UNITED STATES
                       SECURITIES AND EXCHANGE COMMISSION
                             WASHINGTON, D.C. 20549

                                    FORM 8-K

                                 CURRENT REPORT
                  FILED PURSUANT TO SECTION 13 OR 15(D) OF THE
                         SECURITIES EXCHANGE ACT OF 1934

       Date of Report (Date of earliest event reported): November 22, 2002

                              KIMSOUTH REALTY INC.
             (Exact name of registrant as specified in its charter)

         MARYLAND                     1-11998                   56-1819372
(State or other jurisdiction     (Commission File             (IRS Employer
        of incorporation)             Number)             Identification Number)

                       3333 New Hyde Park Road, Suite 100
                          New Hyde Park, NY 11042-0020
                    (Address of principal executive offices)

       Registrant's telephone number, including area code: (516) 869-9000

                          KONOVER PROPERTY TRUST, INC.
             (Former name of Registrant; changed since last report)

                        3434 Kidaire Farm Road, Suite 200
                             Raleigh, North Carolina
            (Former address of Registrant; changed since last report)




                                    FORM 8-K


ITEM 5.           OTHER EVENTS

         On November 22, 2002, at a special meeting of stockholders of the
Registrant holders of more than two-thirds of the votes entitled to be cast at
the meeting approved (i) an Agreement and Plan of Merger, dated as of June 23,
2002 (as amended, the "Merger Agreement"), by and between PSCO Acquisition Corp.
("PSCO") and the Registrant, (ii) the merger of PSCO with and into the
Registrant pursuant to the Merger Agreement (the "Merger") and (iii) certain
charter amendments contemplated by the Merger Agreement.
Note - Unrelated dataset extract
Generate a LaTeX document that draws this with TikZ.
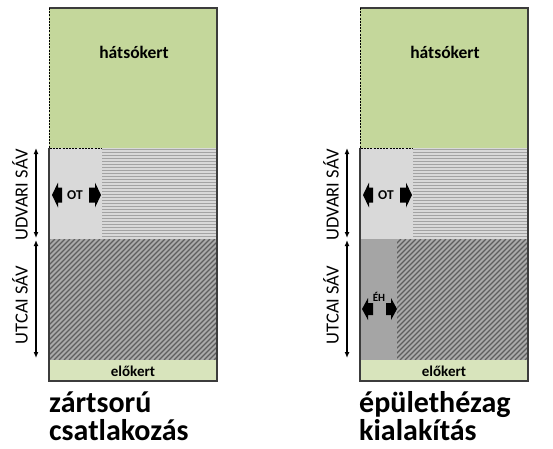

The Merger became
effective on November 22, 2002 pursuant to Articles of Merger filed with the
State Department of Assessments and Taxation of the State of Maryland, at which
time (the "Effective Time") PSCO was merged with and into the Registrant, with
the Registrant as the surviving corporation.

         At the Effective Time, (i) each share of the Registrant's common stock
issued and outstanding immediately prior to the Effective Time (other than
shares owned by PSCO) was converted into the right to receive a cash payment of
$2.10 per share ("Cash Price"), (ii) the 16,615,922 shares of the Registrant's
common stock owned by PSCO immediately prior to the Effective Time (which shares
were contributed by Prometheus Southeast Retail Trust to PSCO immediately prior
to the consummation of the Merger) were canceled and retired without any payment
therefor, and (iii) each option, purchase right, repurchase right or other
similar right to purchase shares of the Registrant's common stock outstanding
immediately prior to the Effective Time was converted into the right to receive
a cash payment equal to the amount, if any, by which the Cash Price exceeded the
per share exercise price of such option, purchase right or repurchase right
multiplied by the number of shares of the Registrant's common stock for which
such option, purchase right or repurchase right was exercisable.
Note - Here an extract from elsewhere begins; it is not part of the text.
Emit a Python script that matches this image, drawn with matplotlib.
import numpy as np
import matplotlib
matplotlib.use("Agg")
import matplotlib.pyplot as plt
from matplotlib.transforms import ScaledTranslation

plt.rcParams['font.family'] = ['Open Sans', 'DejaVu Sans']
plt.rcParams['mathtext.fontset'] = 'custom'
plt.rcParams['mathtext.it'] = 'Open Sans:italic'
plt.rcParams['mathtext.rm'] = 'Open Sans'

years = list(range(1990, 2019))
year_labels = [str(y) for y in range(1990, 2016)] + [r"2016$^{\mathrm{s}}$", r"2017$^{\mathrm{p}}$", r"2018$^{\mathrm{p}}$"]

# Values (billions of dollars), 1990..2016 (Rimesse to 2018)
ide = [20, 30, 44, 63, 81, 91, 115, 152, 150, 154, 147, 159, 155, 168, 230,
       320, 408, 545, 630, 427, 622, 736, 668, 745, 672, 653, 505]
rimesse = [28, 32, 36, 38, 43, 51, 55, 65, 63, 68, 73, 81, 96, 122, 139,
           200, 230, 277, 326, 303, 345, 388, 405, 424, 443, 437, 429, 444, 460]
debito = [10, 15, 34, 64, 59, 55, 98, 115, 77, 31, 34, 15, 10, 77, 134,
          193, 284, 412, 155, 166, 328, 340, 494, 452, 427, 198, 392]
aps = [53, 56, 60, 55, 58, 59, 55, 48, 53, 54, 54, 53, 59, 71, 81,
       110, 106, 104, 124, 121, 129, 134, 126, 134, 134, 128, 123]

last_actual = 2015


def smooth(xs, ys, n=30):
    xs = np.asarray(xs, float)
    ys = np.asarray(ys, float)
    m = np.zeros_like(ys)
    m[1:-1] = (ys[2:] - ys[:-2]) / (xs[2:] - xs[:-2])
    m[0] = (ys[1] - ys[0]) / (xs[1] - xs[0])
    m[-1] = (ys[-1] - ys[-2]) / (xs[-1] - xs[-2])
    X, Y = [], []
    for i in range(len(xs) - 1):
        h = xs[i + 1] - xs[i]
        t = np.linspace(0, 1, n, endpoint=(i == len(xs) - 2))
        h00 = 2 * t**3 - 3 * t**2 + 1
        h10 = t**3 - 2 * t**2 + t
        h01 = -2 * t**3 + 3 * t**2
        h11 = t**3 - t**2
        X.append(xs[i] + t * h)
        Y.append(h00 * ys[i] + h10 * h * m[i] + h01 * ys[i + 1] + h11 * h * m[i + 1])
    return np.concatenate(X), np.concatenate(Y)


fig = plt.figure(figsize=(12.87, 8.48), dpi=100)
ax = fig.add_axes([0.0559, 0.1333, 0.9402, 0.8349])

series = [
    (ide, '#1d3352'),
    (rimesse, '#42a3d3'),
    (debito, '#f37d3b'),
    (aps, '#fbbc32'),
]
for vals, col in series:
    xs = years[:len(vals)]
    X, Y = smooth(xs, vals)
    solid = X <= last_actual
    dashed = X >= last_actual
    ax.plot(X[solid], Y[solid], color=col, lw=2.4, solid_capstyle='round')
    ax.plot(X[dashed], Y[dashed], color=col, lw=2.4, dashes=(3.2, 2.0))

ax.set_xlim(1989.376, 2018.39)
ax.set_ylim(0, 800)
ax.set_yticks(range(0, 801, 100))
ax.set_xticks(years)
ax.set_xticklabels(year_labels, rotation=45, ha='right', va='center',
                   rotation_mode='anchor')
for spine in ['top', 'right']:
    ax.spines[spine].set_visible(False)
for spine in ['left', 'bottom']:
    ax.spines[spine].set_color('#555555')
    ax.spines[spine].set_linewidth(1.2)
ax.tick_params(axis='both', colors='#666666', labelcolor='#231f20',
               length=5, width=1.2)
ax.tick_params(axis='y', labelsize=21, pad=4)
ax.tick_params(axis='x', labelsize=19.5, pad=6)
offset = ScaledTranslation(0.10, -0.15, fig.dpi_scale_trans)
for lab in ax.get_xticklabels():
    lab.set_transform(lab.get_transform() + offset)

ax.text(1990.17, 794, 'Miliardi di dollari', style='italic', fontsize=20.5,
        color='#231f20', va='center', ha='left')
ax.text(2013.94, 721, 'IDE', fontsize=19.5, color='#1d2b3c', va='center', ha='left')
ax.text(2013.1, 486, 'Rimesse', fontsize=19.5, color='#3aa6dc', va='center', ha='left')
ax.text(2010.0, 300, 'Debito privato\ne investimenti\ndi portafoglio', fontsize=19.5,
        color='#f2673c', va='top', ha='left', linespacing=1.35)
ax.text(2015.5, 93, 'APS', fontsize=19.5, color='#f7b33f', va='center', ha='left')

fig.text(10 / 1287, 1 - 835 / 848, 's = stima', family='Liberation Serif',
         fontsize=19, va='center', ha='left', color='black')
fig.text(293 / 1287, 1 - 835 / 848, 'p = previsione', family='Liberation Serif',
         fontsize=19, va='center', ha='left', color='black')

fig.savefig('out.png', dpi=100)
         In addition, at the Effective Time, (a) each share of PSCO common stock
issued and outstanding immediately prior to the Effective Time was converted
into one fully paid nonassessable share of common stock of the surviving
corporation in the Merger and (b) each share of PSCO redeemable preferred stock
issued and outstanding immediately prior to the Effective Time was converted
into one fully paid nonassessable share of the series B redeemable preferred
stock of the surviving corporation in the Merger.

         The Registrant was the surviving corporation in the merger. Following
the consummation of the Merger, the two former common stockholders of PSCO,
Prometheus Southeast Retail Trust and Kimkon Inc. (a subsidiary of Kimco Realty
Corporation), own 100% of the Registrant's outstanding common stock.

         The Registrant's press release announcing these events is attached
hereto.


ITEM 7.  FINANCIAL STATEMENTS AND EXHIBITS.


         EXHIBIT           DESCRIPTION
         -------           -----------

         99.1              Press Release, dated as of November 25, 2002.






                                    SIGNATURE



Pursuant to the requirements of the Securities Exchange Act of 1934, the
registrant has duly caused this report to be signed on its behalf by the
undersigned hereunto duly authorized.

Date:  November 25, 2002


                                   KIMSOUTH REALTY INC.


                                   By:  /s/ Joseph G. Stevens
                                        ---------------------------------------
                                        Name:   Joseph G. Stevens
                                        Title:  Vice President





                                  EXHIBIT INDEX


         EXHIBIT           DESCRIPTION
         -------           -----------

         99.1              Press Release, dated as of November 25, 2002.